- **Given material**:
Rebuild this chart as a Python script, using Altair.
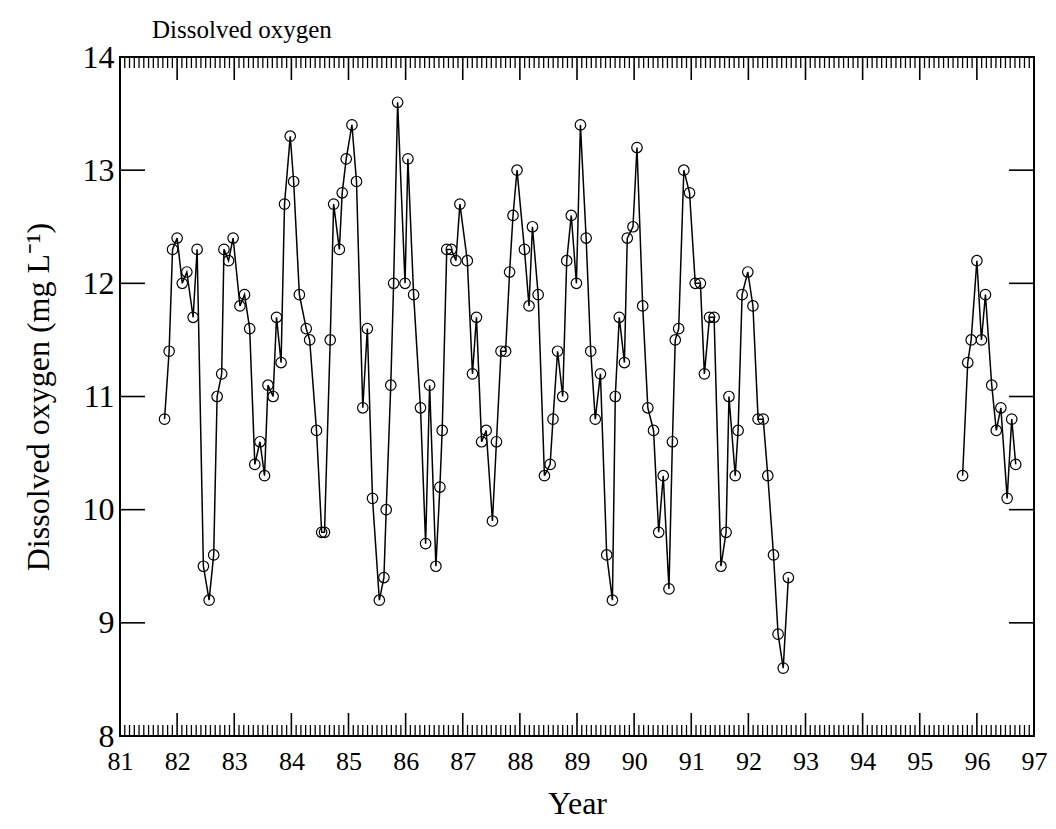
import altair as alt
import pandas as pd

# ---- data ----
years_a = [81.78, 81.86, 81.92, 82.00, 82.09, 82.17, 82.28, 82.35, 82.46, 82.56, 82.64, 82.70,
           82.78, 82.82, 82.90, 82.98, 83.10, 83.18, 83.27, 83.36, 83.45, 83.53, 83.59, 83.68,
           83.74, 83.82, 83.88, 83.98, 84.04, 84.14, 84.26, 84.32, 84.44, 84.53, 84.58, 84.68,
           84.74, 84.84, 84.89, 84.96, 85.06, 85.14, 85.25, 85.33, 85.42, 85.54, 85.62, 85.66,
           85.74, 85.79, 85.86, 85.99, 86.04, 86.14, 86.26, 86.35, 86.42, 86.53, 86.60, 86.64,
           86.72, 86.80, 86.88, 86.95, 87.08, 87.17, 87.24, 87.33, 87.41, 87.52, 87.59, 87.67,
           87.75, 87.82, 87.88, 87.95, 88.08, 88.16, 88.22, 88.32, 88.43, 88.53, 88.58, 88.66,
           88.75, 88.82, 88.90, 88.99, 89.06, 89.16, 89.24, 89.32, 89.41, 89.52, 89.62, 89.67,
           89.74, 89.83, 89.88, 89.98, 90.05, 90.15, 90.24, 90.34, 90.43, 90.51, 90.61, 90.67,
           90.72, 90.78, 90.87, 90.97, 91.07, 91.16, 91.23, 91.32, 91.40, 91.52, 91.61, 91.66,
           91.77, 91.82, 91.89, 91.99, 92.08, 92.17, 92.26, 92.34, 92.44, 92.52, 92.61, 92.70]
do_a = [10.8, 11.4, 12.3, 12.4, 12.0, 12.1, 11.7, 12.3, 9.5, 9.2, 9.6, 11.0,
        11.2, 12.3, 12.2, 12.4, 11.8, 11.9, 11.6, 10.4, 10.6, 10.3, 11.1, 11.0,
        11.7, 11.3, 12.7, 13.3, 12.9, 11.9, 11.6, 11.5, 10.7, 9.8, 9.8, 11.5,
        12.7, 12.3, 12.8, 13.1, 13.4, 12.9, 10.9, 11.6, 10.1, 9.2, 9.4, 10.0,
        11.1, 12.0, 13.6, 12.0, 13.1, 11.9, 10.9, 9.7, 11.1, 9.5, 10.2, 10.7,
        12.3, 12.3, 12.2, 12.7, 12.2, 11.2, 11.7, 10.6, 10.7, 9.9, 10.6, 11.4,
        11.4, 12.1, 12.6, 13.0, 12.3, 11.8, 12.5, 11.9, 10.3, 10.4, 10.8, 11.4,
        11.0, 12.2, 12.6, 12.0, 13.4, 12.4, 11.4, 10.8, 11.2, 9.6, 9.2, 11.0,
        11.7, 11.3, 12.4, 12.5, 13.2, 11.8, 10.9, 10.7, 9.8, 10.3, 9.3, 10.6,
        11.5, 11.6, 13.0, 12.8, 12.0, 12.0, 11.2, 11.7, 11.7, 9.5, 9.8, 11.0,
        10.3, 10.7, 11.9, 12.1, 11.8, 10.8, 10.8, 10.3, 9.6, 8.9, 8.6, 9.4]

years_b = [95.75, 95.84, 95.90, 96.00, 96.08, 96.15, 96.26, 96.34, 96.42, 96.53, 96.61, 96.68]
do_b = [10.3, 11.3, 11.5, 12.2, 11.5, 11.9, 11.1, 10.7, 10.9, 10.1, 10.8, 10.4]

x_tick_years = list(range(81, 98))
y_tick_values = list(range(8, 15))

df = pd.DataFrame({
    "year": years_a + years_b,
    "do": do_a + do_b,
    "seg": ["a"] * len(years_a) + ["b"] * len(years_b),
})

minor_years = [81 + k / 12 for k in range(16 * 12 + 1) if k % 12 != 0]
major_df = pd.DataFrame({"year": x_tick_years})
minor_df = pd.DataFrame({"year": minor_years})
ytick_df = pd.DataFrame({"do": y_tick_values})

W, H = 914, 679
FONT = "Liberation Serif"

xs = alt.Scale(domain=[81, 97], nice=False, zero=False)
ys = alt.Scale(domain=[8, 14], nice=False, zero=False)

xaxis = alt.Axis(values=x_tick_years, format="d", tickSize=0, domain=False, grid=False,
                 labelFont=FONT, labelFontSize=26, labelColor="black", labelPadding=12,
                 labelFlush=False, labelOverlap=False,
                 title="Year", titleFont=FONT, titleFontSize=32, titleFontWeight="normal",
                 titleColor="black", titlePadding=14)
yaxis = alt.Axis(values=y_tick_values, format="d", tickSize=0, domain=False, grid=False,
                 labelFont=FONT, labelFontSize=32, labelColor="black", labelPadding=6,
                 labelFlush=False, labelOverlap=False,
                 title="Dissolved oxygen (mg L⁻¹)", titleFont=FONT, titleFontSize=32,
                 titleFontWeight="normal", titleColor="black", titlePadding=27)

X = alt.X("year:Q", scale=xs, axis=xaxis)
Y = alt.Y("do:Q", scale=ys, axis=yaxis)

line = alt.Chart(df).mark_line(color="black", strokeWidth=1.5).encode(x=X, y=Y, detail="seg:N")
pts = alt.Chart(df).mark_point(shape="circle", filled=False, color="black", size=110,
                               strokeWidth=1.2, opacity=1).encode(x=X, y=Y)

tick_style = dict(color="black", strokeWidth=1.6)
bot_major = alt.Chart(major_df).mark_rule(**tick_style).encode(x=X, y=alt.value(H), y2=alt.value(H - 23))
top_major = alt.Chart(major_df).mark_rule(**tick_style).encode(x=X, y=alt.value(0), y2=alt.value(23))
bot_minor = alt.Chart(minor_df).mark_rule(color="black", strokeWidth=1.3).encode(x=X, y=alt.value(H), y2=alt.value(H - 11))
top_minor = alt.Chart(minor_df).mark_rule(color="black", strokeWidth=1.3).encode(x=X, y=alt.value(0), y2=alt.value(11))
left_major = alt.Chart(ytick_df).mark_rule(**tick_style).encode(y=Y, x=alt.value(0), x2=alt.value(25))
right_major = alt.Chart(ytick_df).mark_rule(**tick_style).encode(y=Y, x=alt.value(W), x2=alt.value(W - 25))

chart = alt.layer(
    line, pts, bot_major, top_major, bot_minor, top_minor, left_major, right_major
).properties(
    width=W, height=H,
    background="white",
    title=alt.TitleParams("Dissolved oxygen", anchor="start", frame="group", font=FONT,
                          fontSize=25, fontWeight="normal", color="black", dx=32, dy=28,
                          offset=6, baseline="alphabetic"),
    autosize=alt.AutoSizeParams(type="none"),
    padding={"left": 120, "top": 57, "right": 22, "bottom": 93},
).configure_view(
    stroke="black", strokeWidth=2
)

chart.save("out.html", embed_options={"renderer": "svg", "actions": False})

- **What you should do**: Quote the data above in full and without alteration; skip the pictures.

- **Answer to the exercise**:
Rebuild this chart as a Python script, using Altair.
import altair as alt
import pandas as pd

# ---- data ----
years_a = [81.78, 81.86, 81.92, 82.00, 82.09, 82.17, 82.28, 82.35, 82.46, 82.56, 82.64, 82.70,
           82.78, 82.82, 82.90, 82.98, 83.10, 83.18, 83.27, 83.36, 83.45, 83.53, 83.59, 83.68,
           83.74, 83.82, 83.88, 83.98, 84.04, 84.14, 84.26, 84.32, 84.44, 84.53, 84.58, 84.68,
           84.74, 84.84, 84.89, 84.96, 85.06, 85.14, 85.25, 85.33, 85.42, 85.54, 85.62, 85.66,
           85.74, 85.79, 85.86, 85.99, 86.04, 86.14, 86.26, 86.35, 86.42, 86.53, 86.60, 86.64,
           86.72, 86.80, 86.88, 86.95, 87.08, 87.17, 87.24, 87.33, 87.41, 87.52, 87.59, 87.67,
           87.75, 87.82, 87.88, 87.95, 88.08, 88.16, 88.22, 88.32, 88.43, 88.53, 88.58, 88.66,
           88.75, 88.82, 88.90, 88.99, 89.06, 89.16, 89.24, 89.32, 89.41, 89.52, 89.62, 89.67,
           89.74, 89.83, 89.88, 89.98, 90.05, 90.15, 90.24, 90.34, 90.43, 90.51, 90.61, 90.67,
           90.72, 90.78, 90.87, 90.97, 91.07, 91.16, 91.23, 91.32, 91.40, 91.52, 91.61, 91.66,
           91.77, 91.82, 91.89, 91.99, 92.08, 92.17, 92.26, 92.34, 92.44, 92.52, 92.61, 92.70]
do_a = [10.8, 11.4, 12.3, 12.4, 12.0, 12.1, 11.7, 12.3, 9.5, 9.2, 9.6, 11.0,
        11.2, 12.3, 12.2, 12.4, 11.8, 11.9, 11.6, 10.4, 10.6, 10.3, 11.1, 11.0,
        11.7, 11.3, 12.7, 13.3, 12.9, 11.9, 11.6, 11.5, 10.7, 9.8, 9.8, 11.5,
        12.7, 12.3, 12.8, 13.1, 13.4, 12.9, 10.9, 11.6, 10.1, 9.2, 9.4, 10.0,
        11.1, 12.0, 13.6, 12.0, 13.1, 11.9, 10.9, 9.7, 11.1, 9.5, 10.2, 10.7,
        12.3, 12.3, 12.2, 12.7, 12.2, 11.2, 11.7, 10.6, 10.7, 9.9, 10.6, 11.4,
        11.4, 12.1, 12.6, 13.0, 12.3, 11.8, 12.5, 11.9, 10.3, 10.4, 10.8, 11.4,
        11.0, 12.2, 12.6, 12.0, 13.4, 12.4, 11.4, 10.8, 11.2, 9.6, 9.2, 11.0,
        11.7, 11.3, 12.4, 12.5, 13.2, 11.8, 10.9, 10.7, 9.8, 10.3, 9.3, 10.6,
        11.5, 11.6, 13.0, 12.8, 12.0, 12.0, 11.2, 11.7, 11.7, 9.5, 9.8, 11.0,
        10.3, 10.7, 11.9, 12.1, 11.8, 10.8, 10.8, 10.3, 9.6, 8.9, 8.6, 9.4]

years_b = [95.75, 95.84, 95.90, 96.00, 96.08, 96.15, 96.26, 96.34, 96.42, 96.53, 96.61, 96.68]
do_b = [10.3, 11.3, 11.5, 12.2, 11.5, 11.9, 11.1, 10.7, 10.9, 10.1, 10.8, 10.4]

x_tick_years = list(range(81, 98))
y_tick_values = list(range(8, 15))

df = pd.DataFrame({
    "year": years_a + years_b,
    "do": do_a + do_b,
    "seg": ["a"] * len(years_a) + ["b"] * len(years_b),
})

minor_years = [81 + k / 12 for k in range(16 * 12 + 1) if k % 12 != 0]
major_df = pd.DataFrame({"year": x_tick_years})
minor_df = pd.DataFrame({"year": minor_years})
ytick_df = pd.DataFrame({"do": y_tick_values})

W, H = 914, 679
FONT = "Liberation Serif"

xs = alt.Scale(domain=[81, 97], nice=False, zero=False)
ys = alt.Scale(domain=[8, 14], nice=False, zero=False)

xaxis = alt.Axis(values=x_tick_years, format="d", tickSize=0, domain=False, grid=False,
                 labelFont=FONT, labelFontSize=26, labelColor="black", labelPadding=12,
                 labelFlush=False, labelOverlap=False,
                 title="Year", titleFont=FONT, titleFontSize=32, titleFontWeight="normal",
                 titleColor="black", titlePadding=14)
yaxis = alt.Axis(values=y_tick_values, format="d", tickSize=0, domain=False, grid=False,
                 labelFont=FONT, labelFontSize=32, labelColor="black", labelPadding=6,
                 labelFlush=False, labelOverlap=False,
                 title="Dissolved oxygen (mg L⁻¹)", titleFont=FONT, titleFontSize=32,
                 titleFontWeight="normal", titleColor="black", titlePadding=27)

X = alt.X("year:Q", scale=xs, axis=xaxis)
Y = alt.Y("do:Q", scale=ys, axis=yaxis)

line = alt.Chart(df).mark_line(color="black", strokeWidth=1.5).encode(x=X, y=Y, detail="seg:N")
pts = alt.Chart(df).mark_point(shape="circle", filled=False, color="black", size=110,
                               strokeWidth=1.2, opacity=1).encode(x=X, y=Y)

tick_style = dict(color="black", strokeWidth=1.6)
bot_major = alt.Chart(major_df).mark_rule(**tick_style).encode(x=X, y=alt.value(H), y2=alt.value(H - 23))
top_major = alt.Chart(major_df).mark_rule(**tick_style).encode(x=X, y=alt.value(0), y2=alt.value(23))
bot_minor = alt.Chart(minor_df).mark_rule(color="black", strokeWidth=1.3).encode(x=X, y=alt.value(H), y2=alt.value(H - 11))
top_minor = alt.Chart(minor_df).mark_rule(color="black", strokeWidth=1.3).encode(x=X, y=alt.value(0), y2=alt.value(11))
left_major = alt.Chart(ytick_df).mark_rule(**tick_style).encode(y=Y, x=alt.value(0), x2=alt.value(25))
right_major = alt.Chart(ytick_df).mark_rule(**tick_style).encode(y=Y, x=alt.value(W), x2=alt.value(W - 25))

chart = alt.layer(
    line, pts, bot_major, top_major, bot_minor, top_minor, left_major, right_major
).properties(
    width=W, height=H,
    background="white",
    title=alt.TitleParams("Dissolved oxygen", anchor="start", frame="group", font=FONT,
                          fontSize=25, fontWeight="normal", color="black", dx=32, dy=28,
                          offset=6, baseline="alphabetic"),
    autosize=alt.AutoSizeParams(type="none"),
    padding={"left": 120, "top": 57, "right": 22, "bottom": 93},
).configure_view(
    stroke="black", strokeWidth=2
)

chart.save("out.html", embed_options={"renderer": "svg", "actions": False})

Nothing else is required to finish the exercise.